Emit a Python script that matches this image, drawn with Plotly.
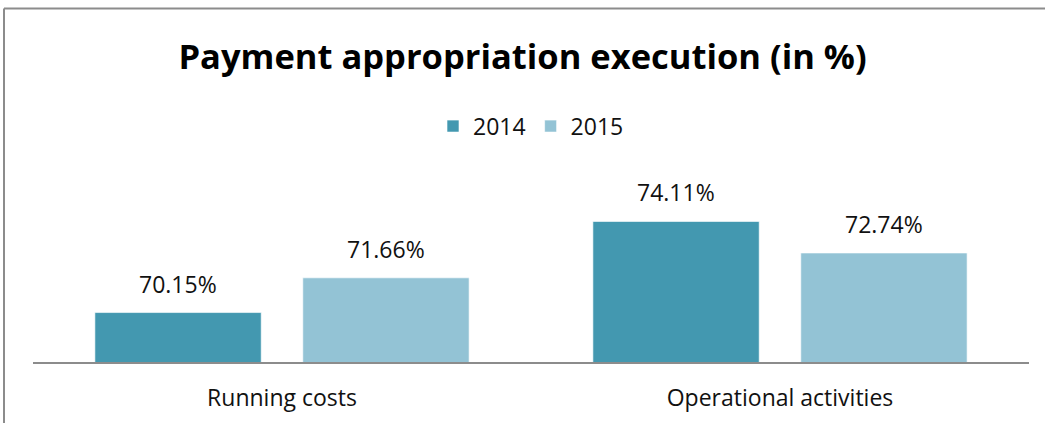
import plotly.graph_objects as go

# Chart data
categories = ["Running costs", "Operational activities"]
years = ["2014", "2015"]
values_2014 = [70.15, 74.11]
values_2015 = [71.66, 72.74]

colors = {"2014": "#4398B0", "2015": "#93C3D5"}
font_family = "Open Sans, Lato, sans-serif"
label_size = 23

BARGAP = 0.165
BARGROUPGAP = 0.20

fig = go.Figure()
series = [values_2014, values_2015]
for year, vals in zip(years, series):
    fig.add_trace(go.Bar(
        name=year,
        x=categories,
        y=vals,
        marker=dict(color=colors[year], line=dict(color="rgba(255,255,255,0.6)", width=1)),
        cliponaxis=False,
    ))

# value labels above each bar, offset to the centre of its slot in the group
slot = (1 - BARGAP) / len(years)
annotations = []
for j, vals in enumerate(series):
    offset = (j - (len(years) - 1) / 2) * slot
    for i, v in enumerate(vals):
        annotations.append(dict(
            x=i + offset, y=v, xref="x", yref="y",
            text=f"{v:.2f}%", showarrow=False,
            yanchor="bottom", yshift=11,
            font=dict(size=label_size, color="#111111", family=font_family),
        ))

# plot area geometry (pixels) used to place the outer frame
W, H = 1045, 423
ml, mr, mt, mb = 33, 16, 178, 60.5
pw, ph = W - ml - mr, H - mt - mb

def px_to_paper_x(px):
    return (px - ml) / pw

def px_to_paper_y(py):
    return (H - mb - py) / ph

fig.update_layout(
    width=W, height=H,
    margin=dict(l=ml, r=mr, t=mt, b=mb, pad=0),
    paper_bgcolor="white",
    plot_bgcolor="white",
    barmode="group",
    bargap=BARGAP,
    bargroupgap=BARGROUPGAP,
    title=dict(
        text="<b>Payment appropriation execution (in %)</b>",
        x=0.5, xanchor="center",
        y=1 - 57 / H, yanchor="middle",
        font=dict(size=34.5, color="#000000", family=font_family),
    ),
    legend=dict(
        orientation="h",
        x=0.5, xanchor="center",
        y=px_to_paper_y(126), yanchor="middle",
        font=dict(size=label_size, color="#111111", family=font_family),
        itemwidth=30,
        traceorder="normal",
    ),
    showlegend=True,
    annotations=annotations,
    xaxis=dict(
        showline=True, linecolor="#8C8C8C", linewidth=2,
        showgrid=False, zeroline=False,
        ticks="", ticklabelstandoff=14,
        automargin=False,
        tickfont=dict(size=label_size, color="#111111", family=font_family),
    ),
    yaxis=dict(
        range=[68, 76],
        visible=False,
        showgrid=False, zeroline=False,
        automargin=False,
    ),
    shapes=[
        # outer frame: left and top edges
        dict(type="line", xref="paper", yref="paper",
             x0=px_to_paper_x(4), x1=px_to_paper_x(4),
             y0=px_to_paper_y(8), y1=px_to_paper_y(430),
             line=dict(color="#8C8C8C", width=2)),
        dict(type="line", xref="paper", yref="paper",
             x0=px_to_paper_x(4), x1=px_to_paper_x(1050),
             y0=px_to_paper_y(8), y1=px_to_paper_y(8),
             line=dict(color="#8C8C8C", width=2)),
    ],
)

fig.write_html("out.html")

┄┄┄┄┄┄┄┄┄┄┄┄┄┄┄┄┄┄┄┄

▶ [Aim of the task]:
Only the lines from the start of the material through the line containing "BARGROUPGAP = 0.20" should be transcribed. Pictures stay out.

▶ [Exercise result]:
Emit a Python script that matches this image, drawn with Plotly.
import plotly.graph_objects as go

# Chart data
categories = ["Running costs", "Operational activities"]
years = ["2014", "2015"]
values_2014 = [70.15, 74.11]
values_2015 = [71.66, 72.74]

colors = {"2014": "#4398B0", "2015": "#93C3D5"}
font_family = "Open Sans, Lato, sans-serif"
label_size = 23

BARGAP = 0.165
BARGROUPGAP = 0.20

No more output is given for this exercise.